Stated task: Make an exact transcription of the material, leaving out all images.

Data:
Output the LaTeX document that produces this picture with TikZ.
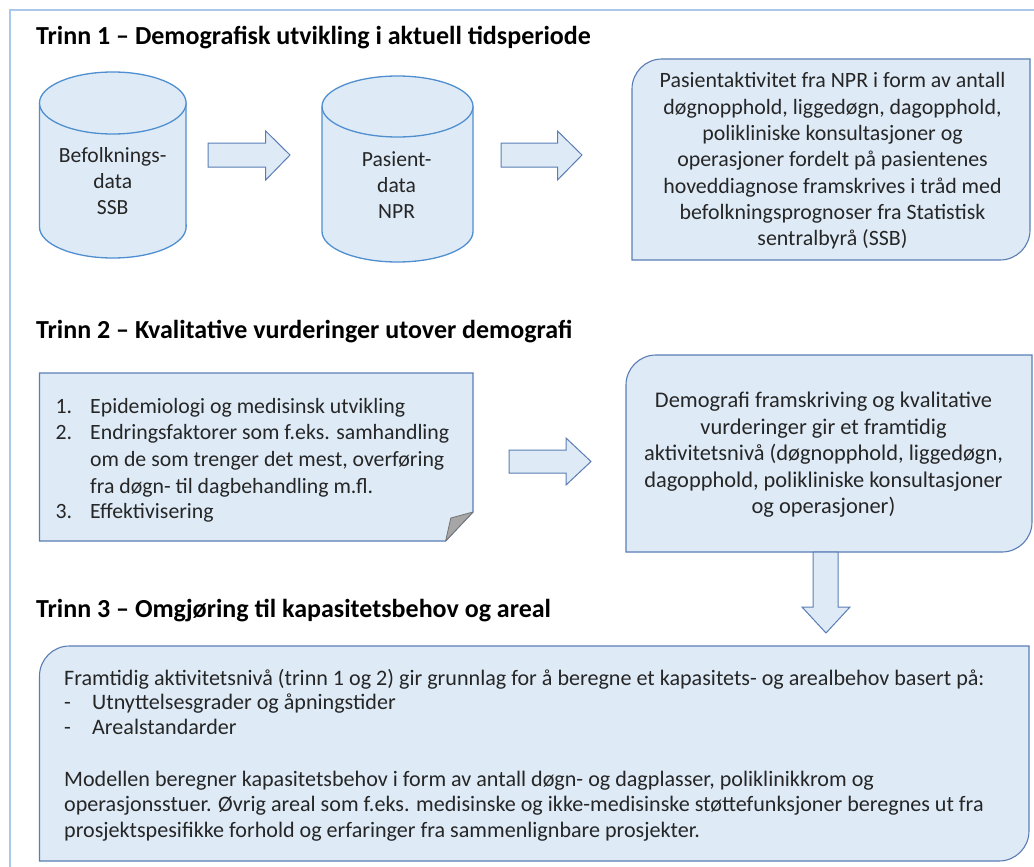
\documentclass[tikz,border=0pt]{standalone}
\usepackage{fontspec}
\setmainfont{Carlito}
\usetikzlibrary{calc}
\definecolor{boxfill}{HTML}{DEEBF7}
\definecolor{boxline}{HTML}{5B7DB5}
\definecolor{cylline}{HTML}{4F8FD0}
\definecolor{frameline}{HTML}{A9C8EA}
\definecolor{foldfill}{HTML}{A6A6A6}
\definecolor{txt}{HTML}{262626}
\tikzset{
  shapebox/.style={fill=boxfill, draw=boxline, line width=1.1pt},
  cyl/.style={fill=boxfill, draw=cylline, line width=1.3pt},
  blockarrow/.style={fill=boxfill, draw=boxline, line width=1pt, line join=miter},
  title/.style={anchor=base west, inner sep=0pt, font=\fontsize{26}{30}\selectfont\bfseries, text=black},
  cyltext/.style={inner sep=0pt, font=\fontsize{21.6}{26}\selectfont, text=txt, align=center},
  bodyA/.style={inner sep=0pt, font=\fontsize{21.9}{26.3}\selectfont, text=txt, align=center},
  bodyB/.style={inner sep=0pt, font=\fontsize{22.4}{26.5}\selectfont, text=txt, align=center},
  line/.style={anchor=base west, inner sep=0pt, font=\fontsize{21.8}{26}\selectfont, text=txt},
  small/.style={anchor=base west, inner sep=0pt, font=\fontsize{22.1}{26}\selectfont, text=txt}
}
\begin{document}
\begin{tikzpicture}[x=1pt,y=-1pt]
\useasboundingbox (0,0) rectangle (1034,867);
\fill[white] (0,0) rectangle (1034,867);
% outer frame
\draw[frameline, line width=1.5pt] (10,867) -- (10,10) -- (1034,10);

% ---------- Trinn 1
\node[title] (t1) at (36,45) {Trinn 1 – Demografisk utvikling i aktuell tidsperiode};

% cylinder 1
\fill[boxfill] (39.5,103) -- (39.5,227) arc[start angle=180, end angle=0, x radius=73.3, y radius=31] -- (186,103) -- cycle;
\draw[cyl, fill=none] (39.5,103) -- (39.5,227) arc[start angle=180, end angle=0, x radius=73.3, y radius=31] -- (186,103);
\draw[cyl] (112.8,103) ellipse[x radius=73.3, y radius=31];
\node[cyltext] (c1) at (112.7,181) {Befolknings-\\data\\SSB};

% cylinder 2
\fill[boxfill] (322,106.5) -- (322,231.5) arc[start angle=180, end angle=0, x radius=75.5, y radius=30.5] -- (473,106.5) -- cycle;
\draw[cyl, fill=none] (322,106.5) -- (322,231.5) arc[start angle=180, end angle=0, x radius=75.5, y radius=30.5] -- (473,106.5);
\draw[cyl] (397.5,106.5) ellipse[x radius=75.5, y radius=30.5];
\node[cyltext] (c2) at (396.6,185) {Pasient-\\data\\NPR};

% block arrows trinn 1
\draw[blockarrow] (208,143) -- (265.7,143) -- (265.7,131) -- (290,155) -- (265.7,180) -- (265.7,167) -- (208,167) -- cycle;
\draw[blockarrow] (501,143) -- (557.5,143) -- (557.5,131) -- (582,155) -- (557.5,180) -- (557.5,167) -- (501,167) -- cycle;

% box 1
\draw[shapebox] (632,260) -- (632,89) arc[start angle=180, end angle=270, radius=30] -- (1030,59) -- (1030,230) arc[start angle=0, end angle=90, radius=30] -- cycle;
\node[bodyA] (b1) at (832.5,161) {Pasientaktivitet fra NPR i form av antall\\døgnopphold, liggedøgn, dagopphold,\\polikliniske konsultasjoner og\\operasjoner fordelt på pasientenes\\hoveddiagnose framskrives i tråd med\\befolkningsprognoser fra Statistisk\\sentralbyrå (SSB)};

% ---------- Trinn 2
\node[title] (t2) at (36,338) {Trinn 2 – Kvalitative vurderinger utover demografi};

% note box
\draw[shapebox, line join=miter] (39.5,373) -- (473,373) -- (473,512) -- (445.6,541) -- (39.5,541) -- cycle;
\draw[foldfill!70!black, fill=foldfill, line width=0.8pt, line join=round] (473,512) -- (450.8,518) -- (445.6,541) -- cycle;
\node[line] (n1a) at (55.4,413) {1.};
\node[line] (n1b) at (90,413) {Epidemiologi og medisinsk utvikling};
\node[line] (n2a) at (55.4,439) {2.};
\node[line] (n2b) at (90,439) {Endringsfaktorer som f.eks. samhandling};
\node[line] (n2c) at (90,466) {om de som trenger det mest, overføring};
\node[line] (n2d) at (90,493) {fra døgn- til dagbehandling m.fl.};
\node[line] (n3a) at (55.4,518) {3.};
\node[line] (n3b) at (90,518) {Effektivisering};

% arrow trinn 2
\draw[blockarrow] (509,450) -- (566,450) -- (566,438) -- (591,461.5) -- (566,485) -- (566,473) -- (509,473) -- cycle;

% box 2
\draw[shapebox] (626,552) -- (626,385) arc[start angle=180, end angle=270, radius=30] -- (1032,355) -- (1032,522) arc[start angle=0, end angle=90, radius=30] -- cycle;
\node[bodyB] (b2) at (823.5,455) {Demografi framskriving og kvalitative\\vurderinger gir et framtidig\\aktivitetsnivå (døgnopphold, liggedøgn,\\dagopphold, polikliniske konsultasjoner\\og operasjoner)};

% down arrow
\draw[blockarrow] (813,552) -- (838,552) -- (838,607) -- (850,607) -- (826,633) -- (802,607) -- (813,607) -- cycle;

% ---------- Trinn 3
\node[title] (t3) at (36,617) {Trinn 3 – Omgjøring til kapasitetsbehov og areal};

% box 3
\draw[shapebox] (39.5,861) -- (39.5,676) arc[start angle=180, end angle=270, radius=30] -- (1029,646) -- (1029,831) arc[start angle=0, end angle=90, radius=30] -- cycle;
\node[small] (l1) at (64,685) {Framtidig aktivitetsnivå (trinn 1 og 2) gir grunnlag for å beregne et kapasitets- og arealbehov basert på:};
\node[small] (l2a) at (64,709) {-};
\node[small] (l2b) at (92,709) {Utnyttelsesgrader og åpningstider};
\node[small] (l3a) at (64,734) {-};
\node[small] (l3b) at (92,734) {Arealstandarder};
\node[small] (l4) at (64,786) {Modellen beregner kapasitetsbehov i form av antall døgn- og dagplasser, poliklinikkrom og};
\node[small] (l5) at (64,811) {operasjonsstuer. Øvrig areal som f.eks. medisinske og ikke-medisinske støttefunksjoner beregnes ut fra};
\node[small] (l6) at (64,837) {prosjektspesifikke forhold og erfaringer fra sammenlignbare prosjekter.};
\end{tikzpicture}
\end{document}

Result for this exercise:
Output the LaTeX document that produces this picture with TikZ.
\documentclass[tikz,border=0pt]{standalone}
\usepackage{fontspec}
\setmainfont{Carlito}
\usetikzlibrary{calc}
\definecolor{boxfill}{HTML}{DEEBF7}
\definecolor{boxline}{HTML}{5B7DB5}
\definecolor{cylline}{HTML}{4F8FD0}
\definecolor{frameline}{HTML}{A9C8EA}
\definecolor{foldfill}{HTML}{A6A6A6}
\definecolor{txt}{HTML}{262626}
\tikzset{
  shapebox/.style={fill=boxfill, draw=boxline, line width=1.1pt},
  cyl/.style={fill=boxfill, draw=cylline, line width=1.3pt},
  blockarrow/.style={fill=boxfill, draw=boxline, line width=1pt, line join=miter},
  title/.style={anchor=base west, inner sep=0pt, font=\fontsize{26}{30}\selectfont\bfseries, text=black},
  cyltext/.style={inner sep=0pt, font=\fontsize{21.6}{26}\selectfont, text=txt, align=center},
  bodyA/.style={inner sep=0pt, font=\fontsize{21.9}{26.3}\selectfont, text=txt, align=center},
  bodyB/.style={inner sep=0pt, font=\fontsize{22.4}{26.5}\selectfont, text=txt, align=center},
  line/.style={anchor=base west, inner sep=0pt, font=\fontsize{21.8}{26}\selectfont, text=txt},
  small/.style={anchor=base west, inner sep=0pt, font=\fontsize{22.1}{26}\selectfont, text=txt}
}
\begin{document}
\begin{tikzpicture}[x=1pt,y=-1pt]
\useasboundingbox (0,0) rectangle (1034,867);
\fill[white] (0,0) rectangle (1034,867);
% outer frame
\draw[frameline, line width=1.5pt] (10,867) -- (10,10) -- (1034,10);

% ---------- Trinn 1
\node[title] (t1) at (36,45) {Trinn 1 – Demografisk utvikling i aktuell tidsperiode};

% cylinder 1
\fill[boxfill] (39.5,103) -- (39.5,227) arc[start angle=180, end angle=0, x radius=73.3, y radius=31] -- (186,103) -- cycle;
\draw[cyl, fill=none] (39.5,103) -- (39.5,227) arc[start angle=180, end angle=0, x radius=73.3, y radius=31] -- (186,103);
\draw[cyl] (112.8,103) ellipse[x radius=73.3, y radius=31];
\node[cyltext] (c1) at (112.7,181) {Befolknings-\\data\\SSB};

% cylinder 2
\fill[boxfill] (322,106.5) -- (322,231.5) arc[start angle=180, end angle=0, x radius=75.5, y radius=30.5] -- (473,106.5) -- cycle;
\draw[cyl, fill=none] (322,106.5) -- (322,231.5) arc[start angle=180, end angle=0, x radius=75.5, y radius=30.5] -- (473,106.5);
\draw[cyl] (397.5,106.5) ellipse[x radius=75.5, y radius=30.5];
\node[cyltext] (c2) at (396.6,185) {Pasient-\\data\\NPR};

% block arrows trinn 1
\draw[blockarrow] (208,143) -- (265.7,143) -- (265.7,131) -- (290,155) -- (265.7,180) -- (265.7,167) -- (208,167) -- cycle;
\draw[blockarrow] (501,143) -- (557.5,143) -- (557.5,131) -- (582,155) -- (557.5,180) -- (557.5,167) -- (501,167) -- cycle;

% box 1
\draw[shapebox] (632,260) -- (632,89) arc[start angle=180, end angle=270, radius=30] -- (1030,59) -- (1030,230) arc[start angle=0, end angle=90, radius=30] -- cycle;
\node[bodyA] (b1) at (832.5,161) {Pasientaktivitet fra NPR i form av antall\\døgnopphold, liggedøgn, dagopphold,\\polikliniske konsultasjoner og\\operasjoner fordelt på pasientenes\\hoveddiagnose framskrives i tråd med\\befolkningsprognoser fra Statistisk\\sentralbyrå (SSB)};

% ---------- Trinn 2
\node[title] (t2) at (36,338) {Trinn 2 – Kvalitative vurderinger utover demografi};

% note box
\draw[shapebox, line join=miter] (39.5,373) -- (473,373) -- (473,512) -- (445.6,541) -- (39.5,541) -- cycle;
\draw[foldfill!70!black, fill=foldfill, line width=0.8pt, line join=round] (473,512) -- (450.8,518) -- (445.6,541) -- cycle;
\node[line] (n1a) at (55.4,413) {1.};
\node[line] (n1b) at (90,413) {Epidemiologi og medisinsk utvikling};
\node[line] (n2a) at (55.4,439) {2.};
\node[line] (n2b) at (90,439) {Endringsfaktorer som f.eks. samhandling};
\node[line] (n2c) at (90,466) {om de som trenger det mest, overføring};
\node[line] (n2d) at (90,493) {fra døgn- til dagbehandling m.fl.};
\node[line] (n3a) at (55.4,518) {3.};
\node[line] (n3b) at (90,518) {Effektivisering};

% arrow trinn 2
\draw[blockarrow] (509,450) -- (566,450) -- (566,438) -- (591,461.5) -- (566,485) -- (566,473) -- (509,473) -- cycle;

% box 2
\draw[shapebox] (626,552) -- (626,385) arc[start angle=180, end angle=270, radius=30] -- (1032,355) -- (1032,522) arc[start angle=0, end angle=90, radius=30] -- cycle;
\node[bodyB] (b2) at (823.5,455) {Demografi framskriving og kvalitative\\vurderinger gir et framtidig\\aktivitetsnivå (døgnopphold, liggedøgn,\\dagopphold, polikliniske konsultasjoner\\og operasjoner)};

% down arrow
\draw[blockarrow] (813,552) -- (838,552) -- (838,607) -- (850,607) -- (826,633) -- (802,607) -- (813,607) -- cycle;

% ---------- Trinn 3
\node[title] (t3) at (36,617) {Trinn 3 – Omgjøring til kapasitetsbehov og areal};

% box 3
\draw[shapebox] (39.5,861) -- (39.5,676) arc[start angle=180, end angle=270, radius=30] -- (1029,646) -- (1029,831) arc[start angle=0, end angle=90, radius=30] -- cycle;
\node[small] (l1) at (64,685) {Framtidig aktivitetsnivå (trinn 1 og 2) gir grunnlag for å beregne et kapasitets- og arealbehov basert på:};
\node[small] (l2a) at (64,709) {-};
\node[small] (l2b) at (92,709) {Utnyttelsesgrader og åpningstider};
\node[small] (l3a) at (64,734) {-};
\node[small] (l3b) at (92,734) {Arealstandarder};
\node[small] (l4) at (64,786) {Modellen beregner kapasitetsbehov i form av antall døgn- og dagplasser, poliklinikkrom og};
\node[small] (l5) at (64,811) {operasjonsstuer. Øvrig areal som f.eks. medisinske og ikke-medisinske støttefunksjoner beregnes ut fra};
\node[small] (l6) at (64,837) {prosjektspesifikke forhold og erfaringer fra sammenlignbare prosjekter.};
\end{tikzpicture}
\end{document}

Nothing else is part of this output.